Hydraulic fracturing is today the completion of choice in most of tight gas producing fields all over the world. Ultimate performance of fractured wells is severely diminished by the effects of non-Darcy flow inside the fracture. A design methodology based on the effective Proppant Number is presented in this paper.
Non-Darcy flow is described by the β factor method. Evaluation and selection of appropriate β factor correlation is a key step in this approach. Effective fracture permeability and corresponding optimum geometry is calculated through an iterative process.
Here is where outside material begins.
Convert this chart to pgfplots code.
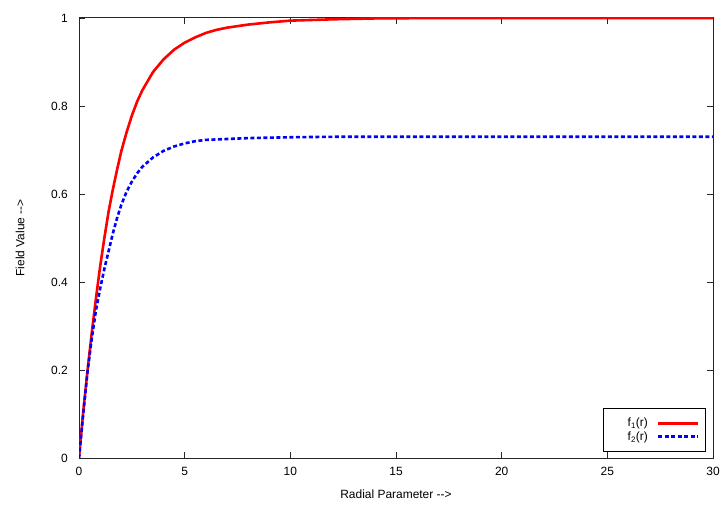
\documentclass[border=0pt]{standalone}
\usepackage{fontspec}
\setmainfont{Liberation Sans}
\usepackage{pgfplots}
\pgfplotsset{compat=1.18}
\newcommand\arr{\mbox{-}\mbox{-}>}
\begin{document}
\fontsize{12}{14}\selectfont
\begin{tikzpicture}
  \begin{axis}[
      scale only axis,
      width=634bp, height=440bp,
      xmin=0, xmax=30,
      ymin=0, ymax=1,
      xtick={0,5,10,15,20,25,30},
      ytick={0,0.2,0.4,0.6,0.8,1},
      /pgf/number format/assume math mode=true,
      tick align=inside,
      major tick length=6bp,
      axis line style={black!85, line width=1bp},
      every tick/.style={black!85, line width=0.8bp},
      yticklabel style={xshift=-7bp},
      xticklabel style={yshift=-5bp},
      xlabel={Radial Parameter \arr},
      ylabel={Field Value \arr},
      xlabel style={at={(axis description cs:0.5,-0.0818)}, anchor=center},
      ylabel style={at={(axis description cs:-0.0931,0.5)}, anchor=center},
      legend plot pos=right,
      legend cell align=right,
      legend image code/.code={\draw[#1] (0bp,0bp) -- (40bp,0bp);},
      legend style={at={(1,0)}, anchor=south east, xshift=-7bp, yshift=6bp,
                    draw=black, line width=1bp, fill=white,
                    inner xsep=6bp, inner ysep=7.5bp, row sep=-1bp,
                    /tikz/column sep=7bp,
                    font=\fontsize{12}{12}\selectfont},
    ]
    \addplot[color=red, line width=2.6bp] coordinates {
      (0,0) (0.2,0.105) (0.4,0.197) (0.6,0.283) (0.8,0.362) (1.0,0.435)
      (1.2,0.50) (1.4,0.56) (1.6,0.61) (1.8,0.655) (2.0,0.697)
      (2.25,0.74) (2.5,0.778) (2.75,0.81) (3.0,0.836) (3.5,0.877)
      (4.0,0.906) (4.5,0.928) (5.0,0.944) (5.5,0.956) (6.0,0.966)
      (6.5,0.973) (7.0,0.978) (8.0,0.985) (9.0,0.990) (10,0.994)
      (12,0.997) (14,0.999) (17,1.0) (20,1.0) (30,1.0)
    };
    \addlegendentry{\hspace*{16bp}f\textsubscript{1}(r)}
    \addplot[color=blue, line width=2.6bp, dash pattern=on 4bp off 2.5bp] coordinates {
      (0,0) (0.2,0.1) (0.4,0.195) (0.6,0.27) (0.8,0.335) (1.0,0.385)
      (1.2,0.43) (1.4,0.47) (1.6,0.51) (1.8,0.545) (2.0,0.575)
      (2.25,0.605) (2.5,0.628) (2.75,0.647) (3.0,0.662) (3.5,0.683)
      (4.0,0.698) (4.5,0.708) (5.0,0.715) (5.5,0.72) (6.0,0.723)
      (7.0,0.725) (8.0,0.727) (10,0.729) (12,0.73) (30,0.73)
    };
    \addlegendentry{\hspace*{16bp}f\textsubscript{2}(r)}
  \end{axis}
  \pgfresetboundingbox
  \path ([xshift=-79bp,yshift=-50bp]current axis.south west)
        rectangle ([xshift=11bp,yshift=18bp]current axis.north east);
\end{tikzpicture}
\end{document}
The proposed methodology was implemented in the design of 11 fractures treatments of 3 tight gas wells in South Texas. Results show that optimal fracture design might increase expected production by 9.64 MMscf/day with respect to design that assumes Darcy flow through the propped pack. The basic finding is that for a given amount of proppant shorter and wider fractures compensate for a significant part of the non-Darcy effect. Optimum fracture geometry varies with the applied pressure drawdown (in contrast to the Darcy flow case, where it does not.)
Optimum fracture design is sensitive to the particular β factor correlation selected. It is recommended to use the equation developed specifically for the given type of proppant and mesh size, if available. Otherwise, the Pursell et al. or the Martins et al. equations are recommended as across the board reliable correlations for predicting non-Darcy flow effects in the propped pack.